The K(art) Phenomenon In Indian E-com Space
This Kart, that Kart, Kart Kart hey!
Does adding a 'Kart' make you a Flipkart, nay?
To better understand the 'Kart' phenomenon that has gripped the imagination of budding entrepreneurs in the country, we will have to first tell you a small story. It all started when one fine day Sachin Bansal and Binny Bansal (not related), decided to quit their jobs and instead launched their own company. The end result was 'Flipkart', an e-commerce company launched in 2007 that has now become one of India's largest online retailers and certainly the one with most brand recall.
But that is not where the story ends. What followed was the launch of a number of companies that have used the suffix 'Kart' at the end of their names, hence the Kart phenomenon. Lenskart.com, Watchkart.com, Bagskart.com, Healthkart.com, Familykart.com, Ezeekart.com, and Mybabycart.com (although not a true Kart, but you understand the connection right), Edukart.com, Collegekart.com..... the list goes on. And these are all serious businesses too; last year Valyoo Technologies Pvt Ltd (the company behind Lenskart.com, Watchkart.com and Bagskart.com) had raised $4 million in first round of funding from IDG Ventures India.

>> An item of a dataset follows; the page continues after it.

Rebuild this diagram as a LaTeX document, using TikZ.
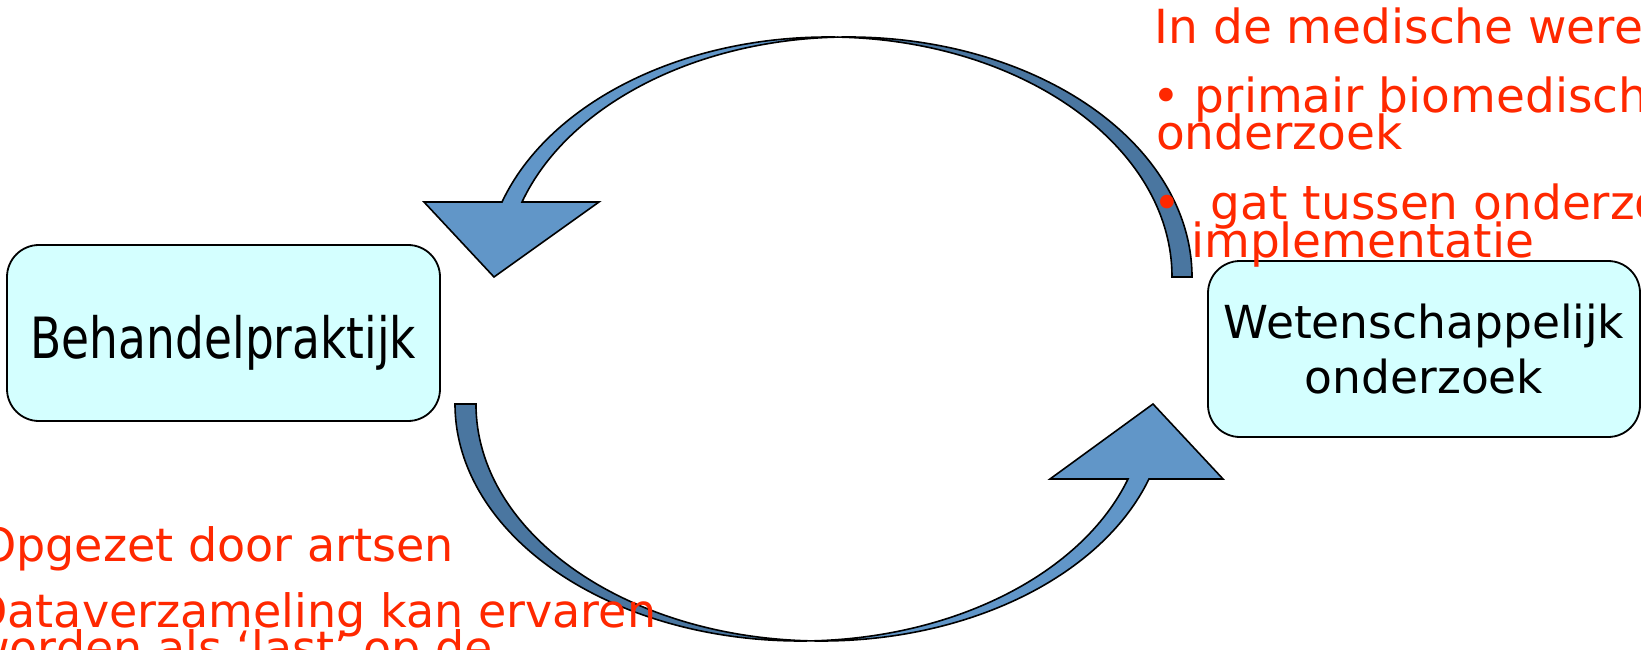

In this article we try and find out whether this was a simple coincidence (as if such a thing exists), an honest mistake (now who would admit that!) or a marketing decision by the companies to gain from the 'Kart' association.
According to angel investor Mukund Mohan, one of the reasons for these companies to use the 'Kart' suffix can be for the name recognition that comes with it. "This is not something new; the same practice has been applied several times in the past too. In the 90's, a number of companies like GBM (Gulf Business Machines) tried to benefit from the instant recognition that came by naming their companies similar to the largely popular IBM (International Business Machines Corporation)."
"Another reason can be for brand association. Many first time buyers can be fooled into believing that these companies are actually a sister company of or somehow related to Flipkart, hence gaining from the positive association with the brand," added Mohan.
So what does exactly Mohan think of such companies? "I think they are like leeches," he says. Dang!
But it is always better to hear from the horse's mouth, so we asked Ishan Gupta, founder of EduKart, the reason behind naming his venture EduKart with a 'Kart' in the end.
"EduKart is a self paced online learning portal and we wanted a name that had a blend of online education as well as an e-commerce feel, hence we looked out for 'EduCart' with a 'Cart'. But we couldn't get that, so we tried various other names but since nothing of our liking was available, we finally went with 'EduKart'."
Gupta believes that if it was actually so easy to ride on the Flipkart name, all the companies with 'Kart' in the end would be billion dollar ventures (we would assume he is referring to the story that Techcircle.in first broke in July. Read more about that here. He adds that the reason behind so many companies actually going for 'Kart' is because it is sort of synonymous to the shopping cart and since 'Cart' was not available in most of the cases; the companies instead opted for Kart.
To get another opinion on the matter, we contacted Deepak Srinath, MD, Viedea Capital Advisors, an investment bank that specializes in doing early stage deals, who had this to say, "I don't think that people intentionally name their companies similar to Flipkart. Having said that I also cannot deny the fact that these companies do benefit from the positive brand association they get from it. Many consumers can fall under the impression that the new companies are in some way connected to Flipkart."
But if that is true, why doesn't Flipkart do something about it. Mohan has a view on that, "In the US, people would get really offended that you ripped-off their name. One of the reasons Flipkart doesn't care, could be because these companies are not generating significant revenues yet, but I don't think they will care much even if/when these companies become big."
Mohan also believes that whenever the 'Kart' name is discussed among consumers, it's mostly about Flipkart, which basically reinforces the fact that the company is the clear market leader.
"My personal opinion is that most of these companies must be hoping that they are eventually bought by Flipkart. And as far as the average consumer is concerned, if he/she is getting a good deal, they wouldn't really care which 'Kart' is it that they are getting it from," concluded Mohan.